>> Start DATASET CONTENT

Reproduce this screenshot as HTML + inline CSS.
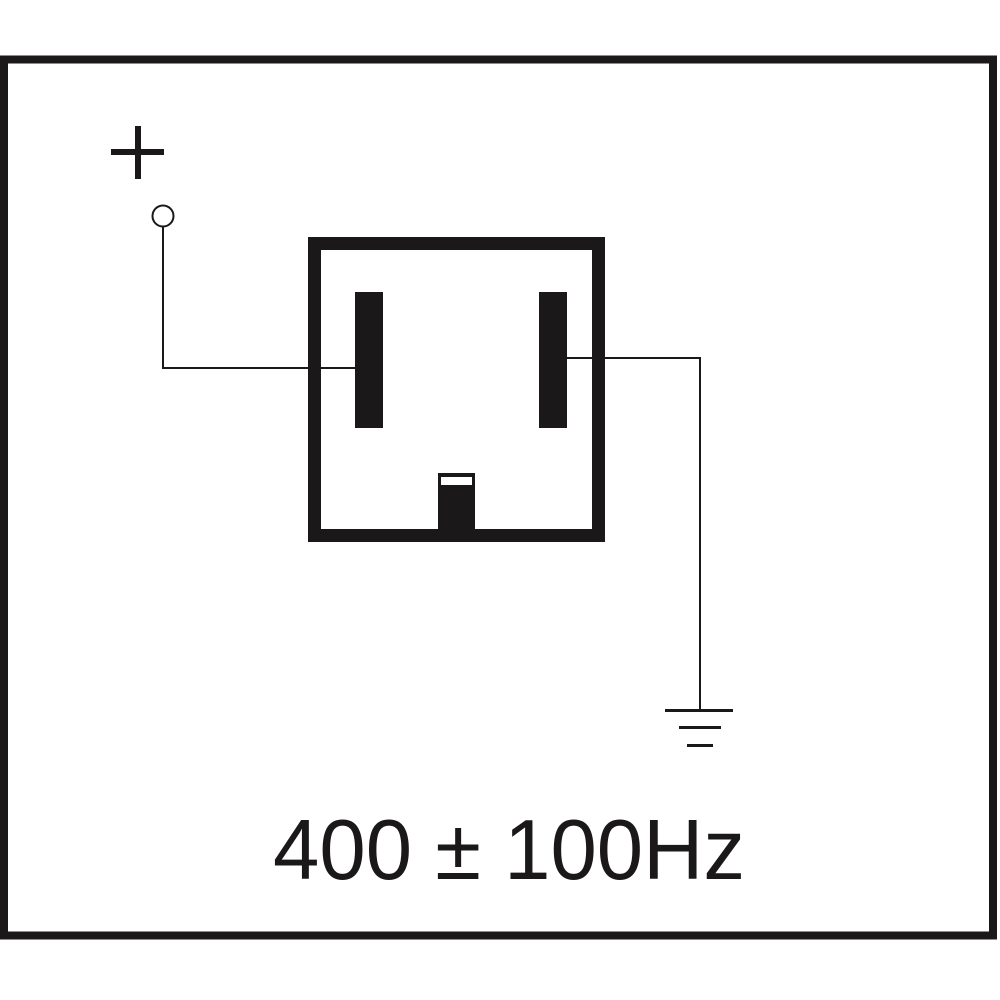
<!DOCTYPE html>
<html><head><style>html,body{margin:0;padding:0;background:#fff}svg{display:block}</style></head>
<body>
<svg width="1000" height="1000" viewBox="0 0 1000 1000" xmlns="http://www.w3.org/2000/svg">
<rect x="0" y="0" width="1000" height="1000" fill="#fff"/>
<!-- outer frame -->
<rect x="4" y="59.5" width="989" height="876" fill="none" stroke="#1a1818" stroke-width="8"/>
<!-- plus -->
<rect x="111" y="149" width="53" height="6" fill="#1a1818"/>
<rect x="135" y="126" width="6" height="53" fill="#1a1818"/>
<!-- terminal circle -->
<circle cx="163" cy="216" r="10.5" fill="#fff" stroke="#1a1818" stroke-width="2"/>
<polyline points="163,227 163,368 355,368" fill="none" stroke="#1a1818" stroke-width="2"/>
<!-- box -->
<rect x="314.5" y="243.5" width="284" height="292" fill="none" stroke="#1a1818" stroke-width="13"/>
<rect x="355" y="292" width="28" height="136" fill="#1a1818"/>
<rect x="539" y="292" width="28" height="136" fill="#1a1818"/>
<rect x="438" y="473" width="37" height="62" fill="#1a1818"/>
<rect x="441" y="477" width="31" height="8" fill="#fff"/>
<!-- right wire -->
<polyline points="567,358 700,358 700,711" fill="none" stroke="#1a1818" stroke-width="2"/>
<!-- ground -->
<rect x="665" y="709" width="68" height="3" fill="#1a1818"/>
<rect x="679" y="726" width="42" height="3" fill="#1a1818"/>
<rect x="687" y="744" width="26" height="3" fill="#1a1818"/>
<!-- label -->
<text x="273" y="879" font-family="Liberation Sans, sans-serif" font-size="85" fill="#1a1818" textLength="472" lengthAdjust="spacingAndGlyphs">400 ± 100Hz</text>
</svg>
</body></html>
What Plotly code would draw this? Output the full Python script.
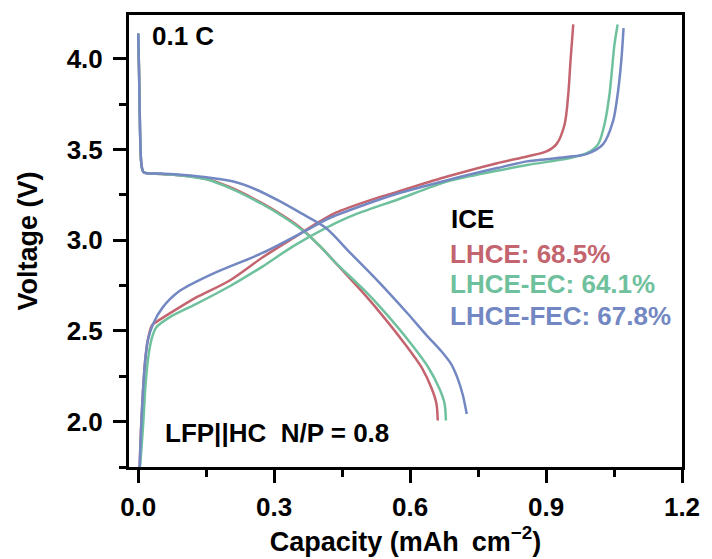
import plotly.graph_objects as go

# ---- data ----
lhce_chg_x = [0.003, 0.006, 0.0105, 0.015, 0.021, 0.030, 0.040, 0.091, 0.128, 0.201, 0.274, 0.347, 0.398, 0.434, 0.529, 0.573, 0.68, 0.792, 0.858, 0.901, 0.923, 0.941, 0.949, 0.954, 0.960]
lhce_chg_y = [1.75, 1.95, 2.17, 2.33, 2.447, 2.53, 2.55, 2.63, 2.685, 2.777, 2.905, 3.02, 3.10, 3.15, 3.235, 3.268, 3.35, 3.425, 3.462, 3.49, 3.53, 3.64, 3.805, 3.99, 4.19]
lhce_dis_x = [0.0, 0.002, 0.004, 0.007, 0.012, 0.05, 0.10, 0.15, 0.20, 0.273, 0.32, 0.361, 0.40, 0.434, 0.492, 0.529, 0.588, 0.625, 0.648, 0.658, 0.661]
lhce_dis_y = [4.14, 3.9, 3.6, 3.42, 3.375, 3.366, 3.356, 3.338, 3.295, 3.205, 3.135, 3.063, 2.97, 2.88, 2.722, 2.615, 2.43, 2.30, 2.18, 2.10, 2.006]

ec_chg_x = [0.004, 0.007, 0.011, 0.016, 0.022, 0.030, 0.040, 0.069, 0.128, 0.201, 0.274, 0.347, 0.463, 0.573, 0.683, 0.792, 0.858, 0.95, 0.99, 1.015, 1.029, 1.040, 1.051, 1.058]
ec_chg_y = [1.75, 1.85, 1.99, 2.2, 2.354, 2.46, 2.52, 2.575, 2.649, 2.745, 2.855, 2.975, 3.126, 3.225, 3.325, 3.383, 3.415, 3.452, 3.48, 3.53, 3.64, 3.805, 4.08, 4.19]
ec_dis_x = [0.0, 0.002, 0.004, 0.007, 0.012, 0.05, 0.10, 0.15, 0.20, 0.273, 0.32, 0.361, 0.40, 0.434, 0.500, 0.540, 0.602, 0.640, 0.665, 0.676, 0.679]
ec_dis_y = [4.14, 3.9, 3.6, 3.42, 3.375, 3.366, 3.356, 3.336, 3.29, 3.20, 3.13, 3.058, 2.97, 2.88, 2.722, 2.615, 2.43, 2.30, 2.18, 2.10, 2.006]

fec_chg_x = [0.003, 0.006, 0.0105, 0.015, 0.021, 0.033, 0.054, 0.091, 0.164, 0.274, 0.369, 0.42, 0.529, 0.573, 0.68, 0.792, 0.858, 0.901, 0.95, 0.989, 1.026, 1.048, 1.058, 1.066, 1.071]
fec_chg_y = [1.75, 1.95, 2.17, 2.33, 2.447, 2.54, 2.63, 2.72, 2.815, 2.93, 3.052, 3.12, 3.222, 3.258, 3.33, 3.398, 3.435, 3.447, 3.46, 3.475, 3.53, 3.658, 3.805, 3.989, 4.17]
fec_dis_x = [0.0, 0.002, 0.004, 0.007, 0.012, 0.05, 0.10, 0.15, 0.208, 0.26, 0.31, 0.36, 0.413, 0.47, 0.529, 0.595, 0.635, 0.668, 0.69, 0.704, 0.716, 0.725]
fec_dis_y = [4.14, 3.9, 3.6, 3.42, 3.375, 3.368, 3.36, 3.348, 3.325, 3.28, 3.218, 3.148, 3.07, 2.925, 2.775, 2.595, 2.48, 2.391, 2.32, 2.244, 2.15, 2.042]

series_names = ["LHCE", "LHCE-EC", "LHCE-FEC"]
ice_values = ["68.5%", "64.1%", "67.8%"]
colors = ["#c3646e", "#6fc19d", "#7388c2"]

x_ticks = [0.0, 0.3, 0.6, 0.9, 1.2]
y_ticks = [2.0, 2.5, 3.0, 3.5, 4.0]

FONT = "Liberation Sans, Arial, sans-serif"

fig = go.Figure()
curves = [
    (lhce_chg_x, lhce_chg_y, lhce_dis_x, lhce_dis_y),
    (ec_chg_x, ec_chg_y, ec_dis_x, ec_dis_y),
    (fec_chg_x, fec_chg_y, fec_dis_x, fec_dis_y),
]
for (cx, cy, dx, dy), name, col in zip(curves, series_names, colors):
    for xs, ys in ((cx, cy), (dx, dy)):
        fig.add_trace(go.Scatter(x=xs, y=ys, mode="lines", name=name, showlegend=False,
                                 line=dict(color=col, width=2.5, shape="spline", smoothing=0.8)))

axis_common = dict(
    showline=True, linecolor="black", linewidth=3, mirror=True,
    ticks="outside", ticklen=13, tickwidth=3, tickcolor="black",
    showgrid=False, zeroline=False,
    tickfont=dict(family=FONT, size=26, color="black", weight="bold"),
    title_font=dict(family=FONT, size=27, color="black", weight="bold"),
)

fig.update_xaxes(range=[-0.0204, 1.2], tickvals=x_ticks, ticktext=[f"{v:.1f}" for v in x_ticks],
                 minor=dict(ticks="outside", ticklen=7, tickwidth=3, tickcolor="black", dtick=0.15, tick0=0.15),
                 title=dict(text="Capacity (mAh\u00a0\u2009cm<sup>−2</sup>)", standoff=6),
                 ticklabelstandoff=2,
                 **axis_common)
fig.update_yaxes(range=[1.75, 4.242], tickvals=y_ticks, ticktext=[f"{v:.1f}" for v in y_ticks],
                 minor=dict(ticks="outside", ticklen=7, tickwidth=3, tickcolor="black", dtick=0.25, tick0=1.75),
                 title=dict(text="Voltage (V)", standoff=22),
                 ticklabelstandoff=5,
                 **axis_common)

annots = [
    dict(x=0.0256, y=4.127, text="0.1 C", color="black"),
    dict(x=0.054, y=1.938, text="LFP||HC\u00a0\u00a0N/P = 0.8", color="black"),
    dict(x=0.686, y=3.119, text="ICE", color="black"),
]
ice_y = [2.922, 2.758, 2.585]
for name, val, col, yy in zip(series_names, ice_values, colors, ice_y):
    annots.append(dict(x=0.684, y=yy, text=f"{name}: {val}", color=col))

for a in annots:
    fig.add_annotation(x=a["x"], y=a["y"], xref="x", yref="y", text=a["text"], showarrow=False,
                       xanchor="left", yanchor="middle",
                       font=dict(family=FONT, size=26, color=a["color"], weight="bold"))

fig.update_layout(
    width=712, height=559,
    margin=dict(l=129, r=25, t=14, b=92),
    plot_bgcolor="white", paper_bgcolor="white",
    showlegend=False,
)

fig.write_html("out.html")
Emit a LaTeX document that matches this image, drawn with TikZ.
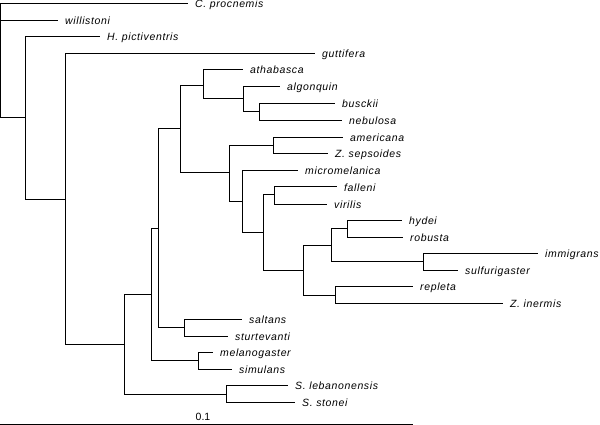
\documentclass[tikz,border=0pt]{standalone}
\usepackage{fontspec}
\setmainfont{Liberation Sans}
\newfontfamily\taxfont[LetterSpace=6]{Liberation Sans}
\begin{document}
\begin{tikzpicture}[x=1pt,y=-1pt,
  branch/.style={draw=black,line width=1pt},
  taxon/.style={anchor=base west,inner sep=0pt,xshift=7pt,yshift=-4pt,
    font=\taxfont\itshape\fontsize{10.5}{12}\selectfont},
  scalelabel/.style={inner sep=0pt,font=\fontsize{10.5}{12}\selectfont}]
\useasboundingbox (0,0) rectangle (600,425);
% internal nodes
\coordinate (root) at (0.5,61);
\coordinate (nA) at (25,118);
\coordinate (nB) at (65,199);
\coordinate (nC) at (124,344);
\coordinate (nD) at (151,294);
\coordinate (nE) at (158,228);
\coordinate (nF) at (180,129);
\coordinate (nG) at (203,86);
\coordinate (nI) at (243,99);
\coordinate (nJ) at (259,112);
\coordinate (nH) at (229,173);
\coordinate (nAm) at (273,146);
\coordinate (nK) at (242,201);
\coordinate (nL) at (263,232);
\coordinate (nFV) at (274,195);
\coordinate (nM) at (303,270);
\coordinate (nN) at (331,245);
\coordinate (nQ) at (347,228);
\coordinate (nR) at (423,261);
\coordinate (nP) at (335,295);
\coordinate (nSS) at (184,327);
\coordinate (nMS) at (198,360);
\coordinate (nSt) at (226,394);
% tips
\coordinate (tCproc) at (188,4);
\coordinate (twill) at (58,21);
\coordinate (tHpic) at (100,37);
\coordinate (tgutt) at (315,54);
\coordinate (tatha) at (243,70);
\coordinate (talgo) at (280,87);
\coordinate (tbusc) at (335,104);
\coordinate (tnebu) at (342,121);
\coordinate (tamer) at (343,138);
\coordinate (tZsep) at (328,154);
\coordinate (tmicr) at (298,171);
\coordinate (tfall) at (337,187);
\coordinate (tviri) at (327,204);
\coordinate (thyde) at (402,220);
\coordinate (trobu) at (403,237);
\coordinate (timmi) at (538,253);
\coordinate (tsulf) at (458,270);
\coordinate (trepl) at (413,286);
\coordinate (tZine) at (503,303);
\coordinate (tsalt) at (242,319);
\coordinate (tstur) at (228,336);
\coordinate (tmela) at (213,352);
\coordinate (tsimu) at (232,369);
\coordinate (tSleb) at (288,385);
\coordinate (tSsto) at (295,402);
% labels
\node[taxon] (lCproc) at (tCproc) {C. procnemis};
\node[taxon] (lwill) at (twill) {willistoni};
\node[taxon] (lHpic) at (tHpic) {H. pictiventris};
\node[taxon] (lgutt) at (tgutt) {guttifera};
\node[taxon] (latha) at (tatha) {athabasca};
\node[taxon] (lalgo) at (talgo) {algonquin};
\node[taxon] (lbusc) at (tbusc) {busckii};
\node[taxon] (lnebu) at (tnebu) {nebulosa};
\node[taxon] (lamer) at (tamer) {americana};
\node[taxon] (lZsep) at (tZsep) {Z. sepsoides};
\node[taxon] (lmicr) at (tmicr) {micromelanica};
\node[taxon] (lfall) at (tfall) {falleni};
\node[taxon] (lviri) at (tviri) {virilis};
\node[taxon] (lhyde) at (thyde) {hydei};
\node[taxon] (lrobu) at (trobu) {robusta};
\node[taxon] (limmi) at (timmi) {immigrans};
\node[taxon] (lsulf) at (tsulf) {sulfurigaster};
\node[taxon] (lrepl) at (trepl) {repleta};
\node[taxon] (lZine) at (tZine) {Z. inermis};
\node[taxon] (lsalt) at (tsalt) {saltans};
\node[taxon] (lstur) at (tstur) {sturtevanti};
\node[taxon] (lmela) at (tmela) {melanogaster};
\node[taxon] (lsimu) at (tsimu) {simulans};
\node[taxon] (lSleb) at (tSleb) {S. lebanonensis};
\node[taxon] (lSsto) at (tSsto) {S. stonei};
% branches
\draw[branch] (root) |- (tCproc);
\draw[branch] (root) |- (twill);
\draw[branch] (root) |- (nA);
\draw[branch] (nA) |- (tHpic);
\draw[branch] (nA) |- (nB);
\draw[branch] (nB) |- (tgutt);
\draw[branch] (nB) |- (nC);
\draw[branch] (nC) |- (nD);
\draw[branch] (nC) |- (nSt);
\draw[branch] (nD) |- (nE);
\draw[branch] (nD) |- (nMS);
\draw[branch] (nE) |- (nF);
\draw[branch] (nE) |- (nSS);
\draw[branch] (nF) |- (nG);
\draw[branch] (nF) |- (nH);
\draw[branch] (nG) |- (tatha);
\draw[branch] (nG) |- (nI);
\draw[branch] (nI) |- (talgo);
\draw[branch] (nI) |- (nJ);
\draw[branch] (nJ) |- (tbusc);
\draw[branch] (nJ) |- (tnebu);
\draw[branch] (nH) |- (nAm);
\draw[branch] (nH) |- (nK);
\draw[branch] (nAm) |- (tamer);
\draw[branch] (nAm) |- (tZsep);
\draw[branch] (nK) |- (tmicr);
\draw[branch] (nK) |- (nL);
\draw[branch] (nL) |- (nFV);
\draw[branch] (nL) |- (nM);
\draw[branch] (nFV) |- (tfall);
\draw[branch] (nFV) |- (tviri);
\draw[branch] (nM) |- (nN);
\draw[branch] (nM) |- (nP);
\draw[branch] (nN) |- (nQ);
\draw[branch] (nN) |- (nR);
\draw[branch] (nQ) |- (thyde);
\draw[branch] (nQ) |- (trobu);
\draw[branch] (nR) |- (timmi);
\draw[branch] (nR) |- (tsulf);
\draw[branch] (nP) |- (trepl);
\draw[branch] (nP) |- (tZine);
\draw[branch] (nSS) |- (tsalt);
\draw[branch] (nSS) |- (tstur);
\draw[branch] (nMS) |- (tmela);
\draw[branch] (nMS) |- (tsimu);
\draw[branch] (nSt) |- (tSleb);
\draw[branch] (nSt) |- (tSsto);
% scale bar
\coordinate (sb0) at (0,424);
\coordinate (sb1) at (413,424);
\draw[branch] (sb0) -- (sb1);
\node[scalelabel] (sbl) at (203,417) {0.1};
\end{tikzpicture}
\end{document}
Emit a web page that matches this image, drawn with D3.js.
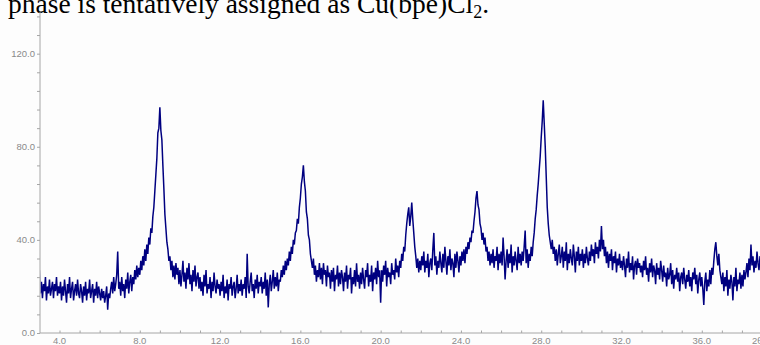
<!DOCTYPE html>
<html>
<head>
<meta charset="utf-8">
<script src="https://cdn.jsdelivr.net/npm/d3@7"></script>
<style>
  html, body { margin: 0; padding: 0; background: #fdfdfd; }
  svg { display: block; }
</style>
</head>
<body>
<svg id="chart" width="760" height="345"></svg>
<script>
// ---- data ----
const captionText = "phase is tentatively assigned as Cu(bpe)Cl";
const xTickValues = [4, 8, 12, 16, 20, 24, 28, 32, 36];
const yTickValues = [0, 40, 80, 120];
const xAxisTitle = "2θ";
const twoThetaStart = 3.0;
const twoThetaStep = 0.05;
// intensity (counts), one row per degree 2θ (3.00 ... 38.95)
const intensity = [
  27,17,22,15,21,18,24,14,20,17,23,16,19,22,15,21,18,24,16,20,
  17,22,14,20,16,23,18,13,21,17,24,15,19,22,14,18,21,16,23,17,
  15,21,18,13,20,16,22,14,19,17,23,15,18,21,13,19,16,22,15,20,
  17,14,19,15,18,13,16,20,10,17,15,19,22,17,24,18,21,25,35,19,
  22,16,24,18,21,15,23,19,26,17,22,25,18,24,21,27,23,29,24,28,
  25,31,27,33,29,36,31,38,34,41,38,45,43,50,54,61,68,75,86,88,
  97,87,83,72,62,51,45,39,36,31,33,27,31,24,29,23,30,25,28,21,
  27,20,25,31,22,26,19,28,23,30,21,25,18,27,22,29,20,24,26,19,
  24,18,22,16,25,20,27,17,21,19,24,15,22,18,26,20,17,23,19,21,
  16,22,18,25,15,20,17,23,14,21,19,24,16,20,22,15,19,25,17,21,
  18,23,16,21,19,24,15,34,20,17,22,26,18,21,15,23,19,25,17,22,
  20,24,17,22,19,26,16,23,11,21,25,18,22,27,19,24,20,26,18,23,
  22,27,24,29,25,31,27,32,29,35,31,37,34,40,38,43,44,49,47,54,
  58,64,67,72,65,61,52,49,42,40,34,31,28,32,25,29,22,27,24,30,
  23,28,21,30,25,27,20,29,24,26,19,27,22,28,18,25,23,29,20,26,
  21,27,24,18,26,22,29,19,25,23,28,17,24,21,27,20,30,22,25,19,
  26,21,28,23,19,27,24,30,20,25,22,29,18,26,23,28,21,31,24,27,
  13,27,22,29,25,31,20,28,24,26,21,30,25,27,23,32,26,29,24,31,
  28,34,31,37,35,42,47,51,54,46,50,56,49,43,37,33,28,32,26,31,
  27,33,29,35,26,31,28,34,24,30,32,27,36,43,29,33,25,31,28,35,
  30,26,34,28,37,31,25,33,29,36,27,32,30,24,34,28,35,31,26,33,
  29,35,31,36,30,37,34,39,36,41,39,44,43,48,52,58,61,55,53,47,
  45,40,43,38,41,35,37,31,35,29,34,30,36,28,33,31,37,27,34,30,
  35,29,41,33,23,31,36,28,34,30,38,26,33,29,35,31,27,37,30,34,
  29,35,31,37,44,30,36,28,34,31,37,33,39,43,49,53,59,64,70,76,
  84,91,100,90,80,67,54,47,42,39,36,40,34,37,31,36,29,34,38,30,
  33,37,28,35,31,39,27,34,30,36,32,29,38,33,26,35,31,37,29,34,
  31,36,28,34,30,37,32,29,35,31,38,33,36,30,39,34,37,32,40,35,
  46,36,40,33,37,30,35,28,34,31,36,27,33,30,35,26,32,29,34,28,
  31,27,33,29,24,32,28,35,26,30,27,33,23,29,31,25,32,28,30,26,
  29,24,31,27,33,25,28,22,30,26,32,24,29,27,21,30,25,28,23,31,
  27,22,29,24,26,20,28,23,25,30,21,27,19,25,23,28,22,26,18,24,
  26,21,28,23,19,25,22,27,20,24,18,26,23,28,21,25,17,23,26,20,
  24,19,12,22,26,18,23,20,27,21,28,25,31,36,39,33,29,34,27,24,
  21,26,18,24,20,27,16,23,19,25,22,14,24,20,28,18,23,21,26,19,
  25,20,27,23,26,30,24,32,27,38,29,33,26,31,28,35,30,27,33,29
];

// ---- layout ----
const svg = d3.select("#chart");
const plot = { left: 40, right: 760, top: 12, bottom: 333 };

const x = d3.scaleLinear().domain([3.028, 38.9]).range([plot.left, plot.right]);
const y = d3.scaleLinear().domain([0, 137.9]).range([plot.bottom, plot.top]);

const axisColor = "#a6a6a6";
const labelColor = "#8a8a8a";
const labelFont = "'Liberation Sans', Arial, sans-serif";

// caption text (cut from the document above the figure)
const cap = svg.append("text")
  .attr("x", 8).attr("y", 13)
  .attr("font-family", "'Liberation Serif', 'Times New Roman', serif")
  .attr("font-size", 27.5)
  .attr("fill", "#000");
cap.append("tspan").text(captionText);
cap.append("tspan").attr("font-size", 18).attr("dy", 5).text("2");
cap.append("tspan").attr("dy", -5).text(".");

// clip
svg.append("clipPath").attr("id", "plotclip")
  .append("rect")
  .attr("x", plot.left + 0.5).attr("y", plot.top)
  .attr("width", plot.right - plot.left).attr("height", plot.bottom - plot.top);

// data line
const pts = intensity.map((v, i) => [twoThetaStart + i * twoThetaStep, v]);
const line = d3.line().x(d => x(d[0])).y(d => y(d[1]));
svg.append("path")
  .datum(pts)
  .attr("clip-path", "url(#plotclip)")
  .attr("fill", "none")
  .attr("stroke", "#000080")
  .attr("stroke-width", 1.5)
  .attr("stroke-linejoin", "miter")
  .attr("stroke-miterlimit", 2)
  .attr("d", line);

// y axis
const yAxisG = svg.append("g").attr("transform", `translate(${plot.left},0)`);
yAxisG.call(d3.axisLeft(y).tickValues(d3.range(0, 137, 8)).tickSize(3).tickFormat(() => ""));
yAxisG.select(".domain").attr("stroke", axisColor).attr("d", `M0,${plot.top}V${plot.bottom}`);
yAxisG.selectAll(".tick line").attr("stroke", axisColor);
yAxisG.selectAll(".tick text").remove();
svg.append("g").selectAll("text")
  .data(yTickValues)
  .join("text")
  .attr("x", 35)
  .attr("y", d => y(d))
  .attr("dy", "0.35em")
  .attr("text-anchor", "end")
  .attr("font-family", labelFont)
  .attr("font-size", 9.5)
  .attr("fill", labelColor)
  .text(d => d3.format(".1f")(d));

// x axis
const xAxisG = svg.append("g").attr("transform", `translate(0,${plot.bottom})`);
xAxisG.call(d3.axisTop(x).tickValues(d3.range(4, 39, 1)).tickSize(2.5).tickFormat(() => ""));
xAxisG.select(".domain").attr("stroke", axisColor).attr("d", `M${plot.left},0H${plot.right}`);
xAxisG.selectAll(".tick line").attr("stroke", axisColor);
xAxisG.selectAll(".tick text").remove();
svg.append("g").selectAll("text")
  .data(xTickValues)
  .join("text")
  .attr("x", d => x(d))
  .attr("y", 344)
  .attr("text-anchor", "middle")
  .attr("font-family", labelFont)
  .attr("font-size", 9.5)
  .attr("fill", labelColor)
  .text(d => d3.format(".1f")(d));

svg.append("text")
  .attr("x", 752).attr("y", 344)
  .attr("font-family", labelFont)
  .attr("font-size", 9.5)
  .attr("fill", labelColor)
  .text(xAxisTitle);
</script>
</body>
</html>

>> End DATASET CONTENT

YOUR INSTRUCTIONS
Copy exactly the lines running from the beginning of the listing through the line that has "import plotly.graph_objects as go". Drop the pictures.

SOLUTION FOR THIS TASK
Reproduce this screenshot as HTML + inline CSS.
<!DOCTYPE html>
<html><head><style>html,body{margin:0;padding:0;background:#fff}svg{display:block}</style></head>
<body>
<svg width="1000" height="1000" viewBox="0 0 1000 1000" xmlns="http://www.w3.org/2000/svg">
<rect x="0" y="0" width="1000" height="1000" fill="#fff"/>
<!-- outer frame -->
<rect x="4" y="59.5" width="989" height="876" fill="none" stroke="#1a1818" stroke-width="8"/>
<!-- plus -->
<rect x="111" y="149" width="53" height="6" fill="#1a1818"/>
<rect x="135" y="126" width="6" height="53" fill="#1a1818"/>
<!-- terminal circle -->
<circle cx="163" cy="216" r="10.5" fill="#fff" stroke="#1a1818" stroke-width="2"/>
<polyline points="163,227 163,368 355,368" fill="none" stroke="#1a1818" stroke-width="2"/>
<!-- box -->
<rect x="314.5" y="243.5" width="284" height="292" fill="none" stroke="#1a1818" stroke-width="13"/>
<rect x="355" y="292" width="28" height="136" fill="#1a1818"/>
<rect x="539" y="292" width="28" height="136" fill="#1a1818"/>
<rect x="438" y="473" width="37" height="62" fill="#1a1818"/>
<rect x="441" y="477" width="31" height="8" fill="#fff"/>
<!-- right wire -->
<polyline points="567,358 700,358 700,711" fill="none" stroke="#1a1818" stroke-width="2"/>
<!-- ground -->
<rect x="665" y="709" width="68" height="3" fill="#1a1818"/>
<rect x="679" y="726" width="42" height="3" fill="#1a1818"/>
<rect x="687" y="744" width="26" height="3" fill="#1a1818"/>
<!-- label -->
<text x="273" y="879" font-family="Liberation Sans, sans-serif" font-size="85" fill="#1a1818" textLength="472" lengthAdjust="spacingAndGlyphs">400 ± 100Hz</text>
</svg>
</body></html>
What Plotly code would draw this? Output the full Python script.
import plotly.graph_objects as go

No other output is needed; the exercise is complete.